— Problem —
Repeat exactly, and only, the lines from the one that contains "Emit a Python" to the one that contains "dates = pd.date_range('2019-08-21', '2019-10-22', freq='D')", both ends included. Omit every picture.

— Data provided —
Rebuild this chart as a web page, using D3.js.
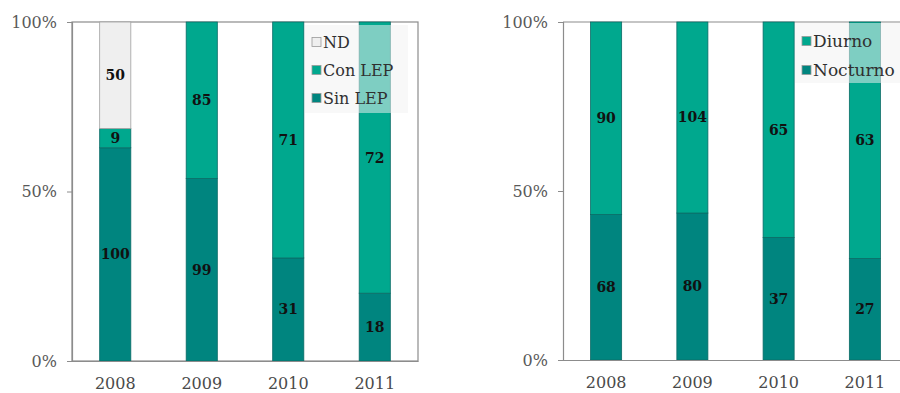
<!DOCTYPE html>
<html><head><meta charset="utf-8">
<script src="https://cdn.jsdelivr.net/npm/d3@7"></script>
<style>body{margin:0;background:#fff}svg{display:block}</style>
</head><body><svg id="c" width="900" height="393"></svg>
<script>
const years = ["2008","2009","2010","2011"];
const sinLEP = [100, 99, 31, 18];
const conLEP = [9, 85, 71, 72];
const nd = [50, 0, 0, 0];
const nocturno = [68, 80, 37, 27];
const diurno = [90, 104, 65, 63];
const yTicks = [0, 0.5, 1];
const yTickLabels = ["0%", "50%", "100%"];

const C_DARK = "#00857f", C_LIGHT = "#00a88e", C_ND = "#efefef";
const FONT = "DejaVu Serif";
const svg = d3.select("#c");

function chart(cfg) {
  const g = svg.append("g");
  const x = d3.scaleBand().domain(years).range([cfg.x0, cfg.x1]).paddingInner(0.64).paddingOuter(0.32);
  const y = d3.scaleLinear().domain([0, 1]).range([cfg.y1, cfg.y0]);
  const keys = cfg.series.map(s => s.name);
  const rows = years.map((yr, i) => {
    const r = {year: yr};
    cfg.series.forEach(s => r[s.name] = s.values[i]);
    return r;
  });
  const stacked = d3.stack().keys(keys).offset(d3.stackOffsetExpand)(rows);

  if (cfg.box) {
    g.append("rect").attr("x", cfg.x0).attr("y", cfg.y0).attr("width", cfg.x1 - cfg.x0).attr("height", cfg.y1 - cfg.y0)
      .attr("fill", "none").attr("stroke", "#8c8c8c").attr("stroke-width", 1.2);
  } else {
    g.append("line").attr("x1", cfg.x0).attr("x2", cfg.x1).attr("y1", cfg.y0).attr("y2", cfg.y0)
      .attr("stroke", "#8c8c8c").attr("stroke-width", 1.2);
  }

  stacked.forEach((layer, li) => {
    const s = cfg.series[li];
    g.selectAll(null).data(layer.filter(d => d[1] > d[0])).join("rect")
      .attr("x", d => x(d.data.year)).attr("width", x.bandwidth())
      .attr("y", d => y(d[1])).attr("height", d => y(d[0]) - y(d[1]))
      .attr("fill", s.color).attr("stroke", s.stroke).attr("stroke-width", 0.8);
  });
  stacked.forEach((layer, li) => {
    const s = cfg.series[li];
    g.selectAll(null).data(layer.filter(d => d[1] > d[0])).join("text")
      .attr("x", d => x(d.data.year) + x.bandwidth() / 2)
      .attr("y", d => (y(d[0]) + y(d[1])) / 2)
      .attr("dy", "0.35em").attr("text-anchor", "middle")
      .attr("font-family", FONT).attr("font-size", 14).attr("font-weight", "bold").attr("fill", "#111")
      .text(d => d.data[s.name]);
  });

  const ya = g.append("g").attr("transform", `translate(${cfg.x0},0)`)
    .call(d3.axisLeft(y).tickValues(yTicks).tickFormat((d, i) => yTickLabels[i]).tickSize(5).tickPadding(10));
  ya.select(".domain").attr("stroke", "#8c8c8c").attr("stroke-width", 1.2);
  ya.selectAll(".tick line").attr("stroke", "#8c8c8c");
  ya.selectAll("text").attr("font-family", FONT).attr("font-size", 16).attr("fill", "#595959");

  const xa = g.append("g").attr("transform", `translate(0,${cfg.y1})`)
    .call(d3.axisBottom(x).tickSize(0).tickPadding(17));
  xa.select(".domain").attr("stroke", "#8c8c8c").attr("stroke-width", 1.2);
  xa.selectAll("text").attr("font-family", FONT).attr("font-size", 16).attr("fill", "#4a4a4a");

  const L = cfg.legend;
  g.append("rect").attr("x", L.x).attr("y", L.y).attr("width", L.w).attr("height", L.h)
    .attr("fill", "#f2f2f2").attr("fill-opacity", 0.52);
  const items = cfg.series.slice().reverse();
  items.forEach((s, i) => {
    const cy = L.y + L.first + i * L.step;
    g.append("rect").attr("x", L.x + 7).attr("y", cy - 4.5).attr("width", 9).attr("height", 9)
      .attr("fill", s.color).attr("stroke", "#9a9a9a").attr("stroke-width", 0.8);
    g.append("text").attr("x", L.x + 18).attr("y", cy).attr("dy", "0.35em")
      .attr("font-family", FONT).attr("font-size", L.fs).attr("fill", "#303030").text(s.name);
  });
}

chart({
  x0: 72, x1: 418, y0: 22, y1: 361, box: true,
  series: [
    {name: "Sin LEP", values: sinLEP, color: C_DARK, stroke: "#0b6b66"},
    {name: "Con LEP", values: conLEP, color: C_LIGHT, stroke: "#0b6b66"},
    {name: "ND", values: nd, color: C_ND, stroke: "#a0a0a0"}
  ],
  legend: {x: 305, y: 25, w: 103, h: 88, first: 17, step: 28, fs: 16}
});

chart({
  x0: 563, x1: 908, y0: 22, y1: 360, box: false,
  series: [
    {name: "Nocturno", values: nocturno, color: C_DARK, stroke: "#0b6b66"},
    {name: "Diurno", values: diurno, color: C_LIGHT, stroke: "#0b6b66"}
  ],
  legend: {x: 795, y: 23, w: 110, h: 60, first: 18, step: 29, fs: 17}
});
</script></body></html>
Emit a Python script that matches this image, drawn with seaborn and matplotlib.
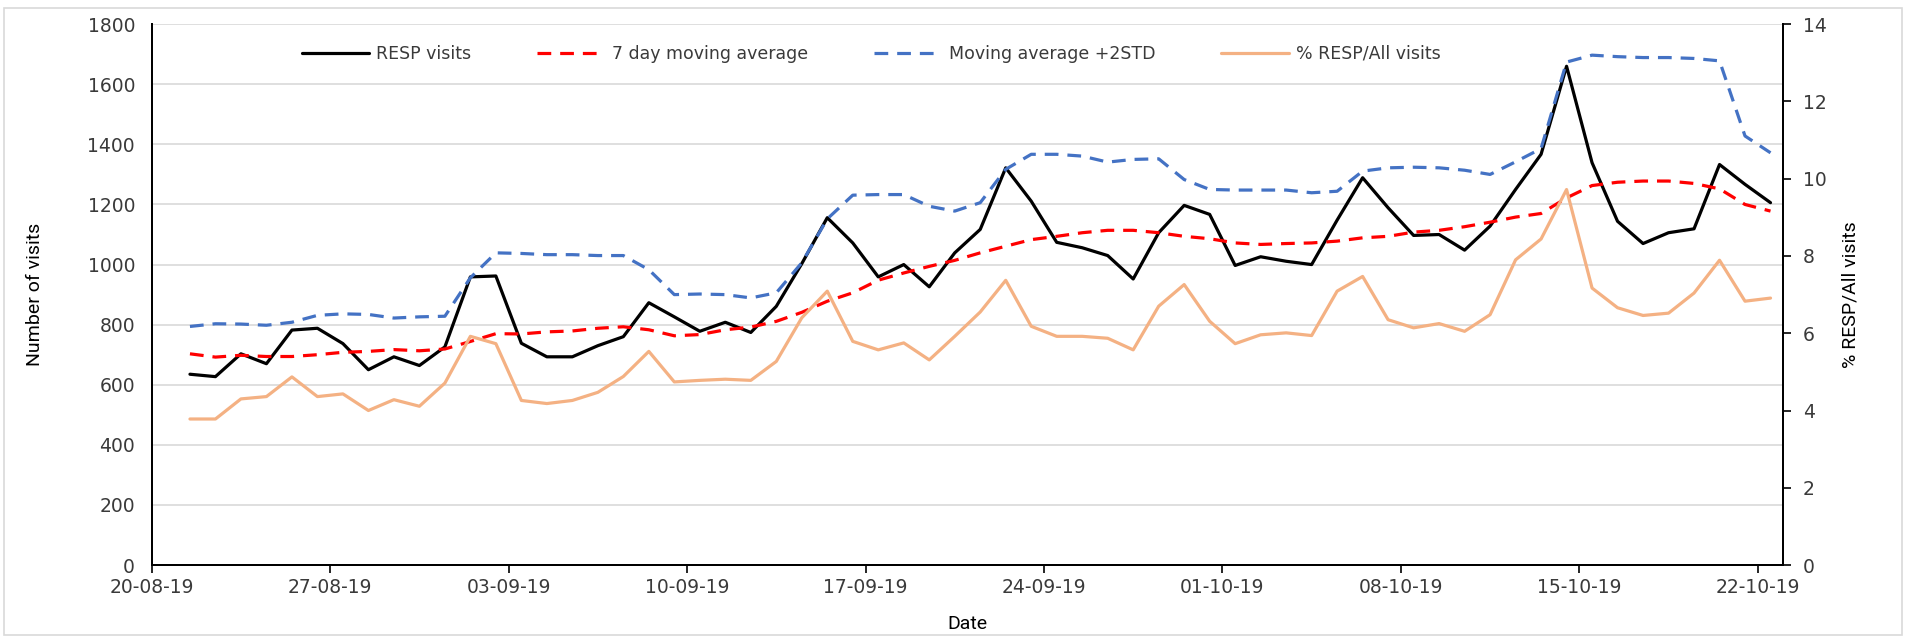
import pandas as pd
import matplotlib
matplotlib.use('Agg')
import matplotlib.pyplot as plt
import matplotlib.dates as mdates
from matplotlib.patches import Rectangle
import seaborn as sns

# --- data (one value per day, 21-08-19 .. 22-10-19) ---
dates = pd.date_range('2019-08-21', '2019-10-22', freq='D')

resp_visits = [635, 627, 703, 670, 782, 788, 737, 650, 693, 664,
               726, 959, 962, 738, 693, 693, 730, 760, 873, 826,
               778, 808, 774, 861, 1003, 1156, 1072, 959, 1000, 926,
               1039, 1117, 1322, 1211, 1074, 1056, 1030, 952, 1106, 1197,
               1167, 997, 1026, 1011, 1000, 1148, 1289, 1189, 1097, 1100,
               1048, 1128, 1250, 1367, 1660, 1339, 1144, 1070, 1106, 1119,
               1333, 1267, 1206]

moving_avg_7d = [703, 692, 698, 694, 694, 700, 708, 711, 717, 713,
                 719, 744, 770, 769, 776, 779, 788, 793, 783, 763,
                 767, 783, 792, 811, 841, 878, 906, 948, 972, 994,
                 1014, 1039, 1061, 1083, 1094, 1106, 1114, 1114, 1106, 1094,
                 1086, 1072, 1067, 1070, 1072, 1078, 1089, 1094, 1108, 1114,
                 1126, 1141, 1158, 1170, 1222, 1263, 1274, 1278, 1278, 1270,
                 1252, 1200, 1178]

moving_avg_2std = [794, 803, 802, 798, 808, 831, 836, 834, 822, 826,
                   828, 956, 1039, 1037, 1033, 1033, 1030, 1030, 983, 900,
                   902, 900, 889, 906, 1006, 1152, 1231, 1233, 1233, 1194,
                   1178, 1206, 1317, 1367, 1367, 1361, 1341, 1350, 1352, 1283,
                   1250, 1248, 1248, 1248, 1239, 1244, 1311, 1322, 1324, 1322,
                   1314, 1300, 1342, 1386, 1674, 1697, 1692, 1689, 1689, 1686,
                   1678, 1428, 1372]

pct_resp_all = [3.78, 3.78, 4.30, 4.36, 4.87, 4.36, 4.43, 4.00, 4.28, 4.11,
                4.71, 5.92, 5.73, 4.26, 4.18, 4.26, 4.47, 4.88, 5.53, 4.74,
                4.78, 4.81, 4.78, 5.27, 6.40, 7.09, 5.79, 5.57, 5.75, 5.31,
                5.92, 6.55, 7.37, 6.18, 5.92, 5.92, 5.87, 5.57, 6.70, 7.26,
                6.31, 5.73, 5.96, 6.01, 5.94, 7.09, 7.47, 6.35, 6.14, 6.25,
                6.05, 6.48, 7.90, 8.44, 9.72, 7.17, 6.66, 6.46, 6.52, 7.04,
                7.89, 6.83, 6.91]

week_ticks = pd.date_range('2019-08-20', '2019-10-22', freq='7D')


def main():
    df = pd.DataFrame({
        'date': dates,
        'resp': resp_visits,
        'ma7': moving_avg_7d,
        'ma2std': moving_avg_2std,
        'pct': pct_resp_all,
    })
    # Excel date axis puts each point in the middle of its day
    df['x'] = df['date'] + pd.Timedelta(hours=12)

    sns.set_style('white')
    plt.rcParams['font.family'] = ['DejaVu Sans']
    text_col = '#3a3a3a'
    grid_col = '#d9d9d9'
    label_font = ['Roboto', 'DejaVu Sans']

    fig = plt.figure(figsize=(19.06, 6.37), dpi=100)
    ax = fig.add_axes([0.0796, 0.113, 0.856, 0.849])
    ax2 = ax.twinx()

    sns.lineplot(data=df, x='x', y='resp', ax=ax, color='black', lw=2.3,
                 label='RESP visits', legend=False)
    sns.lineplot(data=df, x='x', y='ma7', ax=ax, color='#ff0000', lw=2.3,
                 linestyle=(0, (4.3, 2.8)), label='7 day moving average', legend=False)
    sns.lineplot(data=df, x='x', y='ma2std', ax=ax, color='#4472c4', lw=2.3,
                 linestyle=(0, (4.3, 2.8)), label='Moving average +2STD', legend=False)
    sns.lineplot(data=df, x='x', y='pct', ax=ax2, color='#f4b183', lw=2.3,
                 label='% RESP/All visits', legend=False)

    # left axis
    ax.set_ylim(0, 1800)
    ax.set_yticks(range(0, 1801, 200))
    ax.yaxis.grid(True, color=grid_col, lw=1.2)
    ax.xaxis.grid(False)
    ax.set_axisbelow(True)
    ax.set_ylabel('Number of visits', fontsize=14, color='black', family=label_font)
    ax.yaxis.set_label_coords(-0.066, 0.5)
    ax.set_xlabel('Date', fontsize=14, color='black', family=label_font)
    ax.xaxis.set_label_coords(0.5, -0.092)

    # x axis
    ax.set_xlim(pd.Timestamp('2019-08-20'), pd.Timestamp('2019-10-23'))
    ax.set_xticks(week_ticks)
    ax.xaxis.set_major_formatter(mdates.DateFormatter('%d-%m-%y'))
    ax.tick_params(axis='x', direction='out', length=6, width=1.2, color='black',
                   labelsize=13.5, labelcolor=text_col, pad=3, bottom=True)
    ax.tick_params(axis='y', length=0, labelsize=13.5, labelcolor=text_col, pad=12)

    # right axis
    ax2.set_ylim(0, 14)
    ax2.set_yticks(range(0, 15, 2))
    ax2.grid(False)
    ax2.set_ylabel('% RESP/All visits', fontsize=14, color='black', family=label_font)
    ax2.yaxis.set_label_coords(1.036, 0.5)
    ax2.tick_params(axis='y', direction='out', length=6, width=1.2, color='black',
                    labelsize=13.5, labelcolor=text_col, pad=8, right=True)

    for a in (ax, ax2):
        a.spines['top'].set_visible(False)
        for s in ('left', 'bottom', 'right'):
            a.spines[s].set_color('black')
            a.spines[s].set_linewidth(1.4)

    # legend across the top of the plot
    h1, l1 = ax.get_legend_handles_labels()
    h2, l2 = ax2.get_legend_handles_labels()
    ax.legend(h1 + h2, l1 + l2, loc='center', bbox_to_anchor=(0.441, 0.945),
              ncol=4, frameon=False, fontsize=12.5, handlelength=3.9,
              columnspacing=3.8, handletextpad=0.4, labelcolor=text_col)

    # light chart-area border like the Excel export
    fig.patches.append(Rectangle((0.002, 0.003), 0.996, 0.984, transform=fig.transFigure,
                                 fill=False, edgecolor='#d9d9d9', lw=1.2))

    fig.savefig('out.png', dpi=100)


if __name__ == '__main__':
    main()
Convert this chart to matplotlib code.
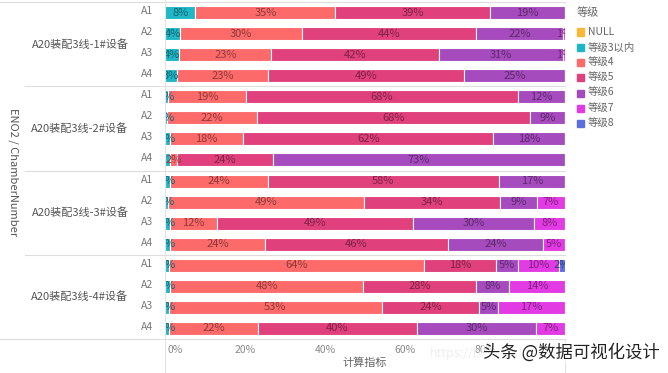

— Exercise answer —
Emit a Python script that matches this image, drawn with seaborn and matplotlib.
import pandas as pd
import matplotlib
matplotlib.use('Agg')
import matplotlib.pyplot as plt
import matplotlib.dates as mdates
from matplotlib.patches import Rectangle
import seaborn as sns

# --- data (one value per day, 21-08-19 .. 22-10-19) ---
dates = pd.date_range('2019-08-21', '2019-10-22', freq='D')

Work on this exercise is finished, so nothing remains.